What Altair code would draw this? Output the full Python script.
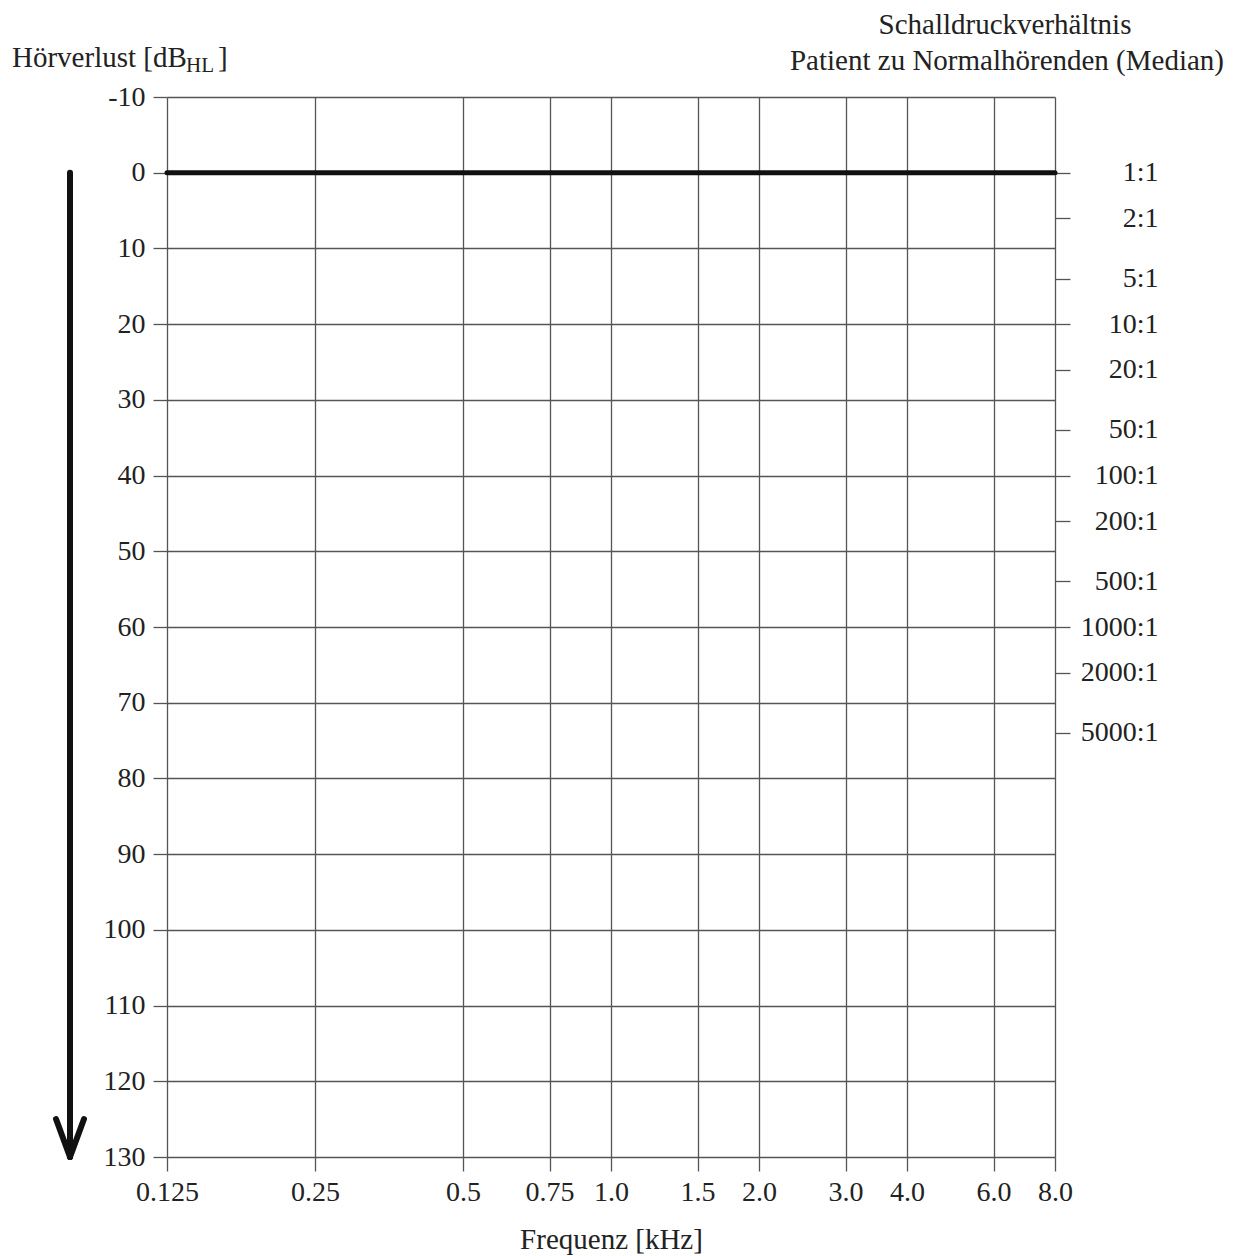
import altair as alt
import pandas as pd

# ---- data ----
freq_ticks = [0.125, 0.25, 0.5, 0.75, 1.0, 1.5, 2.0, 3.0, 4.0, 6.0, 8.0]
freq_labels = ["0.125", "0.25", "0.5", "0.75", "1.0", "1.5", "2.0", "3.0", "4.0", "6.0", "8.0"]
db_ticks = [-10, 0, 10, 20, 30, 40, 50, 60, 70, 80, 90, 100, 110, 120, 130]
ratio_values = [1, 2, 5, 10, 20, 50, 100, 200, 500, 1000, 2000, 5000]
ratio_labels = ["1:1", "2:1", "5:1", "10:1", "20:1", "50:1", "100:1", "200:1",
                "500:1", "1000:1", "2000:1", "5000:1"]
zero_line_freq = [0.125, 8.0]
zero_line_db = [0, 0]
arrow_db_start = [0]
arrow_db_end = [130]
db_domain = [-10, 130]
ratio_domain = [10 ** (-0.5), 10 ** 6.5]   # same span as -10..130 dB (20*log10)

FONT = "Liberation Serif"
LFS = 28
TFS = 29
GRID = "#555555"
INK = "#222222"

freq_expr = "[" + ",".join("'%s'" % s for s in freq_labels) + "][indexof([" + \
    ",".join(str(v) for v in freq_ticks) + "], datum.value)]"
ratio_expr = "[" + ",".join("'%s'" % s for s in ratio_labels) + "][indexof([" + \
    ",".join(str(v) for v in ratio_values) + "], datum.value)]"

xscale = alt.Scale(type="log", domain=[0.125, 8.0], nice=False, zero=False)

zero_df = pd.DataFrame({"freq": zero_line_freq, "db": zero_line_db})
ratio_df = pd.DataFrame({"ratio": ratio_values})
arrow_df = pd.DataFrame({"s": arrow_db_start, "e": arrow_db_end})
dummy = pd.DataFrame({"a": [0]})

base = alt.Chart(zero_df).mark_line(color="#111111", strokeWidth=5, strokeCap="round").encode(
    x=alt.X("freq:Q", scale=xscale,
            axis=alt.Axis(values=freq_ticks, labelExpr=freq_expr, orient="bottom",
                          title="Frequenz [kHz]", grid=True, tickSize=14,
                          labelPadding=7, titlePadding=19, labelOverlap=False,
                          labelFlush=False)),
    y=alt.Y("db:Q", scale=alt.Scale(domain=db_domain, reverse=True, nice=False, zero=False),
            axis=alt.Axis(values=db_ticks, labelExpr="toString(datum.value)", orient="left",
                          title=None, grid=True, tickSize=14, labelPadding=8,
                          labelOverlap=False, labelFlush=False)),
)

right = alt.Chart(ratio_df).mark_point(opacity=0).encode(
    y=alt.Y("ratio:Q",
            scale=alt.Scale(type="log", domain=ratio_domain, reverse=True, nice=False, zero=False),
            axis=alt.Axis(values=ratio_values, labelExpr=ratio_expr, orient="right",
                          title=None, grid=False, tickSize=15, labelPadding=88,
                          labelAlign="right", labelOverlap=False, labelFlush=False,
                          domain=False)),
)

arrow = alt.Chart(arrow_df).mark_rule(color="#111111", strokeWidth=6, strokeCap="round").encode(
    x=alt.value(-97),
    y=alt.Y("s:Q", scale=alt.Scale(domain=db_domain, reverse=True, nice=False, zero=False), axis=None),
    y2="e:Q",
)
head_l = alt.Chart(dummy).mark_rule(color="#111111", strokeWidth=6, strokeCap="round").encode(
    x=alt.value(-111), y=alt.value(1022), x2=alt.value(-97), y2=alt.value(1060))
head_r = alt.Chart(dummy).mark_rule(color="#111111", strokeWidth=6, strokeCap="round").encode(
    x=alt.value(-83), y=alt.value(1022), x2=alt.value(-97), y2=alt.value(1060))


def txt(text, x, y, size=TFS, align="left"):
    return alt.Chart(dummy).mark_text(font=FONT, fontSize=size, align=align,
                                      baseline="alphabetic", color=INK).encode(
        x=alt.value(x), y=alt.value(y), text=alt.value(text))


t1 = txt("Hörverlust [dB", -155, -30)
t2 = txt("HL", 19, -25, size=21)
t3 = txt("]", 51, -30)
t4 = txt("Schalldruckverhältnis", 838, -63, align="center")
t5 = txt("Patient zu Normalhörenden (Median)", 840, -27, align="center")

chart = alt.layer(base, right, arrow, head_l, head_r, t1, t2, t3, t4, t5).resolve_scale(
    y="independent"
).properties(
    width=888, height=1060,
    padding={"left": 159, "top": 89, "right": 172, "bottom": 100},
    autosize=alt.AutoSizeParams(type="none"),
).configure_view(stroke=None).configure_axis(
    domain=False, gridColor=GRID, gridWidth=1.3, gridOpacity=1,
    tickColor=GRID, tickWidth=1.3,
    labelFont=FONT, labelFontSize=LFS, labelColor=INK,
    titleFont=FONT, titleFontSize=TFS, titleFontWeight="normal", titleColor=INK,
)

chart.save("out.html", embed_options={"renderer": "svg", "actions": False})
· · · · · · ·
** GIVEN EXERCISE **
Write out again exactly the lines from the start of the data above through the line containing "import pandas as pd", inclusive, excluding any pictures.

** SOLUTION FOR THIS PROBLEM **
What Altair code would draw this? Output the full Python script.
import altair as alt
import pandas as pd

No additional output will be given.